David Tepper, the successful hedge fun manager, is jumping into the New Jersey political game reports NJ.com. He and fellow fund manager Alan Fournier have initiated a political action group to fun education reform in the State. Tepper is the founder and manager of Appaloosa Management. Alan Fournier, his co-pilot in this, is a hedge fund manager who used to work for Tepper.
David Tepper vs. New Jersey Education Association
David Tepper says that he is “tired of making money and am now trying to figure out the best way to give it away.” To him, that means promising lots of cash over the long term in order to change school reform, including tenure. This course of focus pits Tepper directly against the New Jersey Education Association, the state’s teachers union, and Tepper is ready for the challenge. According to NJ.com, his group has already “handed out 40,000 backpacks stuffed with school supplies, a move that lets them collect names and build good will.” Tepper says that he is committed to getting things done and his group will spend as much as necessary for as long as it is needed to help the State’s children.

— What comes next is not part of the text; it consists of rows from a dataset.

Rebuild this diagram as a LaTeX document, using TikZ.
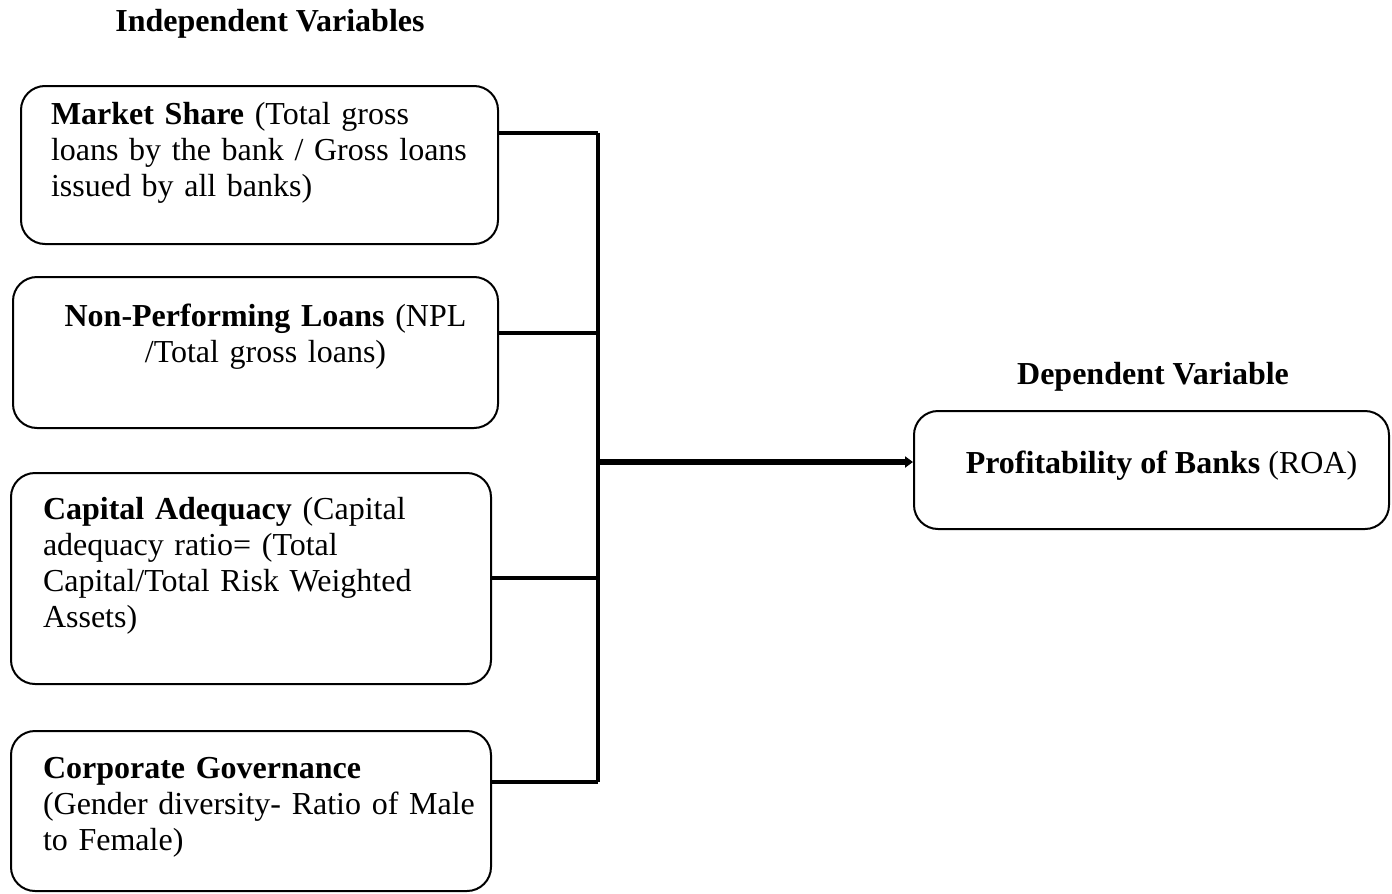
\documentclass[tikz,border=0pt]{standalone}
\usepackage{fontspec}
\setmainfont{Liberation Serif}
\usetikzlibrary{arrows.meta}
\begin{document}
\begin{tikzpicture}[x=0.5pt,y=-0.5pt,
        varbox/.style={draw,line width=1pt,rounded corners=12pt,anchor=north west,inner ysep=0pt,align=left},
        link/.style={line width=2pt},
        arrow/.style={line width=3pt,-{Triangle[length=4pt,width=5.5pt]}}]
    \useasboundingbox (0,0) rectangle (1392,894);
    \begin{scope}[every node/.style={font=\fontsize{16pt}{18pt}\selectfont}]
        \node[anchor=base,font=\fontsize{16pt}{18pt}\selectfont\bfseries] (indep) at (270,32) {Independent Variables};
        \node[anchor=base,font=\fontsize{16pt}{18pt}\selectfont\bfseries] (dep) at (1153,384) {Dependent Variable};
        \node[varbox,inner xsep=15pt,text width=208.5pt,text height=19pt,text depth=60pt] (share) at (20,85)
            {\textbf{Market Share} (Total gross\\\mbox{loans by the bank / Gross loans}\\issued by all banks)};
        \node[varbox,align=center,inner xsep=15pt,text width=212.5pt,text height=24.5pt,text depth=51pt] (npl) at (12,276)
            {\hspace*{10pt}\textbf{Non-Performing Loans} (NPL\\\hspace*{10pt}/Total gross loans)};
        \node[varbox,inner xsep=16pt,text width=208pt,text height=23pt,text depth=82.5pt] (car) at (10,472)
            {\textbf{Capital Adequacy} (Capital\\adequacy ratio= (Total\\Capital/Total Risk Weighted\\Assets)};
        \node[varbox,inner xsep=16pt,text width=208pt,text height=23.5pt,text depth=56.5pt] (gov) at (10,730)
            {\textbf{Corporate Governance}\\\mbox{(Gender diversity- Ratio of Male}\\to Female)};
        \node[varbox,align=center,inner xsep=0pt,minimum width=237.5pt,text height=31pt,text depth=28pt] (roa) at (913,410)
            {\hspace*{10pt}\textbf{Profitability of Banks} (ROA)};
    \end{scope}
    % joints on the spine
    \coordinate (j1) at (598,133);
    \coordinate (j2) at (598,333);
    \coordinate (ja) at (598,462);
    \coordinate (j3) at (598,578);
    \coordinate (j4) at (598,782);
    \draw[link] (share.east |- j1) -- (j1);
    \draw[link] (npl.east |- j2) -- (j2);
    \draw[link] (car.east |- j3) -- (j3);
    \draw[link] (gov.east |- j4) -- (j4);
    \draw[link] (j1) -- (j4);
    \draw[arrow] (ja) -- (roa.west |- ja);
\end{tikzpicture}
\end{document}
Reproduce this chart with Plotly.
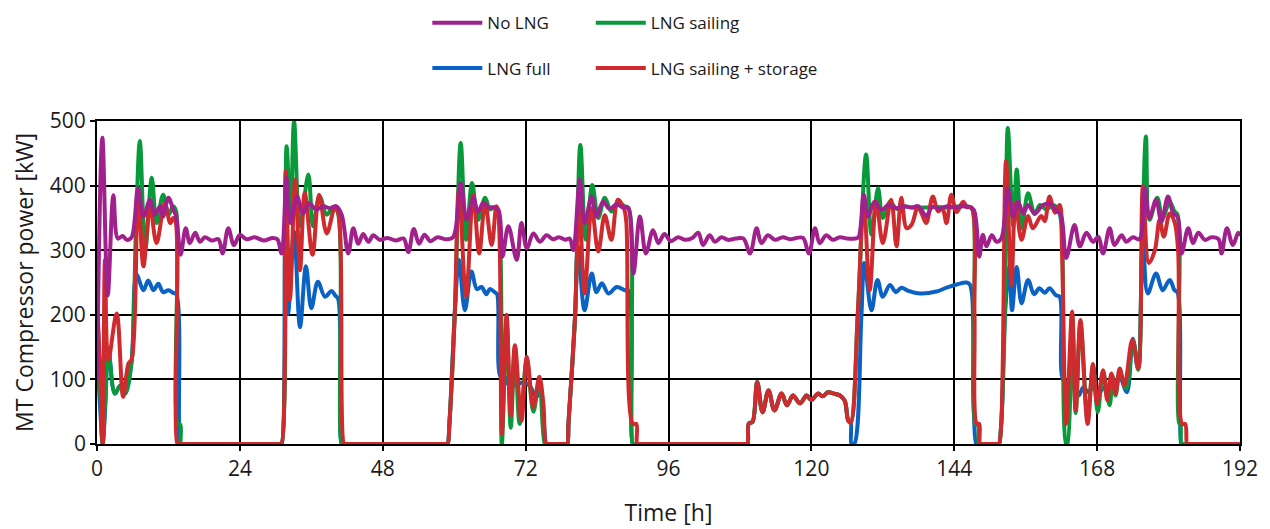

To Tepper’s mind, the NJEA protects the interests of the teachers rather than the students. Tepper is trying to position his group as a “counterweight” to that, even matching the teacher’s union, which NJ.com reports is “about $25 million over the past two years, all in.” Even more uniquely, he and Fournier say they will provide provide more as needed.
What are David Tepper and Alan Fournier After?
Tepper and Fournier are taking a bold stance and the teachers union is fighting back. “We don’t rattle too easily,” said Vince Giordano, New Jersey Education Association executive director. “I hate to make it a dollar-for-dollar duel in the middle of Dodge City, but they’re not going to outspend us.” Tepper’s goals are fairly simple. He thinks that only 75-85 percent of teachers who have tenure actually deserve it. He thinks the rest should get pink slips. Tepper supports merit pay, but only if the bonus means that other teachers aren’t getting less. Tepper also thinks that parents should be privy to any information the school has on their child.